Review: Vampiress: Lady of the Night. By Brian Kirst
Like a fun and gritty combination of Jack Hill’s exploitation best and the notorious Chesty Morgan revenge films of Doris Wishman, Philip Cable’s Vampiress: Lady of the Night is like a glorious trip back in time in the AIP Time Machine.
After the murder of her best friend, enterprising streetwalker Danielle’s efforts to get back at the syndicate that killed her, find her on the waking end of a bullet, as well. Fortunately, Danielle was bitten by a mysterious night dweller moments before her murder and takes advantage of the afterlife to exact some powerful, soul sucking revenge on her enemies.
Filled to the brim with bungling mobsters, corrupt cops, beautiful women and sex driven men, Vampiress: Lady of the Night features a sarcastically tight performance from Colette Mazolla as a wicked henchwoman and some fine work from the handsome, charisma laden Cary Brayboy and M. Reed Jordon, as well.
This show truly belongs to legendary Scream Queen Deborah Dutch (as Danielle), though.
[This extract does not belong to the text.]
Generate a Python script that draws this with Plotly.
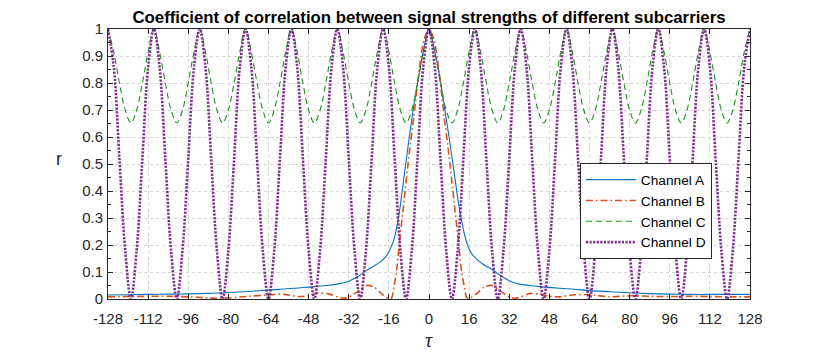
import plotly.graph_objects as go

# ---------------- data ----------------
tau_ab = [-128, -120, -112, -104, -96, -88, -84, -80, -72, -64, -58, -52, -48, -44, -40,
          -36, -34, -32, -28, -25, -22, -19, -17, -16, -15, -14, -13, -12, -10, -8, -6, -4, -2,
          0, 2, 4, 6, 8, 10, 12, 13, 14, 15, 16, 17, 19, 22, 25, 28, 32, 34, 36, 40, 44, 48,
          52, 58, 64, 72, 80, 88, 96, 104, 112, 120, 128]

channel_a = [0.015, 0.016, 0.017, 0.018, 0.019, 0.021, 0.022, 0.024, 0.028, 0.033, 0.037, 0.041,
             0.044, 0.047, 0.051, 0.056, 0.060, 0.066, 0.085, 0.105, 0.122, 0.140, 0.160, 0.175,
             0.195, 0.220, 0.260, 0.310, 0.450, 0.590, 0.720, 0.830, 0.930,
             1.000, 0.930, 0.840, 0.720, 0.600, 0.470, 0.340, 0.290, 0.245, 0.210, 0.185, 0.168,
             0.148, 0.126, 0.110, 0.090, 0.068, 0.060, 0.055, 0.050, 0.046, 0.043, 0.040, 0.036,
             0.031, 0.027, 0.023, 0.020, 0.018, 0.017, 0.017, 0.017, 0.017]

channel_b = [0.008, 0.009, 0.010, 0.010, 0.008, 0.004, 0.002, 0.004, 0.010, 0.015, 0.017, 0.009,
             0.012, 0.022, 0.019, 0.006, 0.003, 0.007, 0.030, 0.050, 0.045, 0.020, 0.006, 0.002,
             0.003, 0.045, 0.100, 0.190, 0.360, 0.530, 0.680, 0.840, 0.960,
             1.000, 0.960, 0.840, 0.680, 0.530, 0.360, 0.190, 0.100, 0.050, 0.006, 0.002, 0.006,
             0.020, 0.044, 0.050, 0.032, 0.008, 0.003, 0.005, 0.020, 0.018, 0.010, 0.008, 0.016,
             0.016, 0.008, 0.012, 0.010, 0.009, 0.010, 0.009, 0.008, 0.008]

tau_cd = [-128.0, -125.71, -123.43, -121.14, -118.86, -116.57, -114.29, -112.0,
          -109.71, -107.43, -105.14, -102.86, -100.57, -98.29, -96.0,
          -93.71, -91.43, -89.14, -86.86, -84.57, -82.29, -80.0,
          -77.71, -75.43, -73.14, -70.86, -68.57, -66.29, -64.0,
          -61.71, -59.43, -57.14, -54.86, -52.57, -50.29, -48.0,
          -45.71, -43.43, -41.14, -38.86, -36.57, -34.29, -32.0,
          -29.71, -27.43, -25.14, -22.86, -20.57, -18.29, -16.0,
          -13.71, -11.43, -9.14, -6.86, -4.57, -2.29, 0.0,
          2.29, 4.57, 6.86, 9.14, 11.43, 13.71, 16.0,
          18.29, 20.57, 22.86, 25.14, 27.43, 29.71, 32.0,
          34.29, 36.57, 38.86, 41.14, 43.43, 45.71, 48.0,
          50.29, 52.57, 54.86, 57.14, 59.43, 61.71, 64.0,
          66.29, 68.57, 70.86, 73.14, 75.43, 77.71, 80.0,
          82.29, 84.57, 86.86, 89.14, 91.43, 93.71, 96.0,
          98.29, 100.57, 102.86, 105.14, 107.43, 109.71, 112.0,
          114.29, 116.57, 118.86, 121.14, 123.43, 125.71, 128.0]

channel_c = [1.0, 0.915, 0.80, 0.70, 0.652, 0.70, 0.80, 0.915,
             1.0, 0.915, 0.80, 0.70, 0.652, 0.70, 0.80, 0.915,
             1.0, 0.915, 0.80, 0.70, 0.652, 0.70, 0.80, 0.915,
             1.0, 0.915, 0.80, 0.70, 0.652, 0.70, 0.80, 0.915,
             1.0, 0.915, 0.80, 0.70, 0.652, 0.70, 0.80, 0.915,
             1.0, 0.915, 0.80, 0.70, 0.652, 0.70, 0.80, 0.915,
             1.0, 0.915, 0.80, 0.70, 0.652, 0.70, 0.80, 0.915,
             1.0, 0.915, 0.80, 0.70, 0.652, 0.70, 0.80, 0.915,
             1.0, 0.915, 0.80, 0.70, 0.652, 0.70, 0.80, 0.915,
             1.0, 0.915, 0.80, 0.70, 0.652, 0.70, 0.80, 0.915,
             1.0, 0.915, 0.80, 0.70, 0.652, 0.70, 0.80, 0.915,
             1.0, 0.915, 0.80, 0.70, 0.652, 0.70, 0.80, 0.915,
             1.0, 0.915, 0.80, 0.70, 0.652, 0.70, 0.80, 0.915,
             1.0, 0.915, 0.80, 0.70, 0.652, 0.70, 0.80, 0.915,
             1.0]

channel_d = [1.0, 0.86, 0.52, 0.18, 0.0, 0.18, 0.52, 0.86,
             1.0, 0.86, 0.52, 0.18, 0.0, 0.18, 0.52, 0.86,
             1.0, 0.86, 0.52, 0.18, 0.0, 0.18, 0.52, 0.86,
             1.0, 0.86, 0.52, 0.18, 0.0, 0.18, 0.52, 0.86,
             1.0, 0.86, 0.52, 0.18, 0.0, 0.18, 0.52, 0.86,
             1.0, 0.86, 0.52, 0.18, 0.0, 0.18, 0.52, 0.86,
             1.0, 0.86, 0.52, 0.18, 0.0, 0.18, 0.52, 0.86,
             1.0, 0.86, 0.52, 0.18, 0.0, 0.18, 0.52, 0.86,
             1.0, 0.86, 0.52, 0.18, 0.0, 0.18, 0.52, 0.86,
             1.0, 0.86, 0.52, 0.18, 0.0, 0.18, 0.52, 0.86,
             1.0, 0.86, 0.52, 0.18, 0.0, 0.18, 0.52, 0.86,
             1.0, 0.86, 0.52, 0.18, 0.0, 0.18, 0.52, 0.86,
             1.0, 0.86, 0.52, 0.18, 0.0, 0.18, 0.52, 0.86,
             1.0, 0.86, 0.52, 0.18, 0.0, 0.18, 0.52, 0.86,
             1.0]

x_ticks = [-128, -112, -96, -80, -64, -48, -32, -16, 0, 16, 32, 48, 64, 80, 96, 112, 128]
x_tick_labels = ["-128", "-112", "-96", "-80", "-64", "-48", "-32", "-16", "0",
                 "16", "32", "48", "64", "80", "96", "112", "128"]
y_ticks = [0, 0.1, 0.2, 0.3, 0.4, 0.5, 0.6, 0.7, 0.8, 0.9, 1.0]
y_tick_labels = ["0", "0.1", "0.2", "0.3", "0.4", "0.5", "0.6", "0.7", "0.8", "0.9", "1"]
y_minor_ticks = [0.05, 0.15, 0.25, 0.35, 0.45, 0.55, 0.65, 0.75, 0.85, 0.95]

series_names = ["Channel A", "Channel B", "Channel C", "Channel D"]
title_text = "Coefficient of correlation between signal strengths of different subcarriers"

# ---------------- figure ----------------
# the page body has an 8px margin, so the figure is 8px smaller and offset
FONT = "Liberation Sans, Arial, Helvetica, sans-serif"
AXC = "#262626"
W, H = 822, 348

fig = go.Figure()
fig.add_trace(go.Scatter(x=tau_ab, y=channel_a, name=series_names[0], mode="lines",
                         line=dict(color="#0072BD", width=1.1, shape="spline", smoothing=0.8)))
fig.add_trace(go.Scatter(x=tau_ab, y=channel_b, name=series_names[1], mode="lines",
                         line=dict(color="#D95319", width=1.6, dash="7px,3px,1.6px,3px",
                                   shape="spline", smoothing=0.8)))
fig.add_trace(go.Scatter(x=tau_cd, y=channel_c, name=series_names[2], mode="lines",
                         line=dict(color="#1A921A", width=1.1, dash="6px,4px",
                                   shape="spline", smoothing=1.0)))
fig.add_trace(go.Scatter(x=tau_cd, y=channel_d, name=series_names[3], mode="lines",
                         line=dict(color="#7E2F8E", width=2.6, dash="2.2px,1.4px",
                                   shape="spline", smoothing=1.0)))

fig.update_layout(
    width=W, height=H,
    margin=dict(l=100, r=80, t=19, b=57),
    paper_bgcolor="white", plot_bgcolor="white",
    font=dict(family=FONT, size=15, color=AXC),
    title=dict(text="<b>" + title_text + "</b>", x=0.5, xref="paper",
               y=1 - 9.5 / H, yref="container", yanchor="middle",
               font=dict(family=FONT, size=16.8, color="black")),
    showlegend=True,
    legend=dict(x=0.735, y=0.325, xanchor="left", yanchor="middle",
                bgcolor="white", bordercolor=AXC, borderwidth=1,
                font=dict(family=FONT, size=13.7, color="black"),
                tracegroupgap=0, itemwidth=50),
    xaxis=dict(range=[-128, 128], tickvals=x_ticks, ticktext=x_tick_labels,
               ticks="inside", ticklen=5, tickcolor=AXC, tickwidth=1,
               showline=True, linecolor=AXC, linewidth=1, mirror="ticks",
               showgrid=True, gridcolor="#d4d4d4", griddash="dot", gridwidth=1,
               zeroline=False, ticklabelstandoff=6,
               tickfont=dict(family=FONT, size=15, color=AXC)),
    yaxis=dict(range=[0, 1], tickvals=y_ticks, ticktext=y_tick_labels,
               ticks="inside", ticklen=5, tickcolor=AXC, tickwidth=1,
               showline=True, linecolor=AXC, linewidth=1, mirror="ticks",
               showgrid=True, gridcolor="#d4d4d4", griddash="dot", gridwidth=1,
               zeroline=False, ticklabelstandoff=1,
               minor=dict(tickvals=y_minor_ticks, ticks="inside", ticklen=3,
                          tickcolor=AXC, showgrid=False),
               tickfont=dict(family=FONT, size=15, color=AXC)),
    annotations=[
        dict(text="r", x=-0.077, y=0.52, xref="paper", yref="paper",
             showarrow=False, xanchor="center", yanchor="middle",
             font=dict(family=FONT, size=18, color=AXC)),
        dict(text="<i>τ</i>", x=0.5, y=-0.15, xref="paper", yref="paper",
             showarrow=False, xanchor="center", yanchor="middle",
             font=dict(family="Liberation Serif, DejaVu Serif, serif", size=20, color=AXC)),
    ],
)

fig.write_html("out.html")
Dutch uses every bit of her Broadway training, major motion picture experimentation and indie goddess adventuring here to create a compassionate and truly believable human being (or un-human being, as the case may be). Trembling with the emotional weight that her character’s vengeance brings about while simultaneously creating a joyful and powerful woman, Dutch shines with conviction and truly proves why she has endured the poisonous slings and arrows of Hollywood while so many others have fallen in its mighty, starlet boiling wake.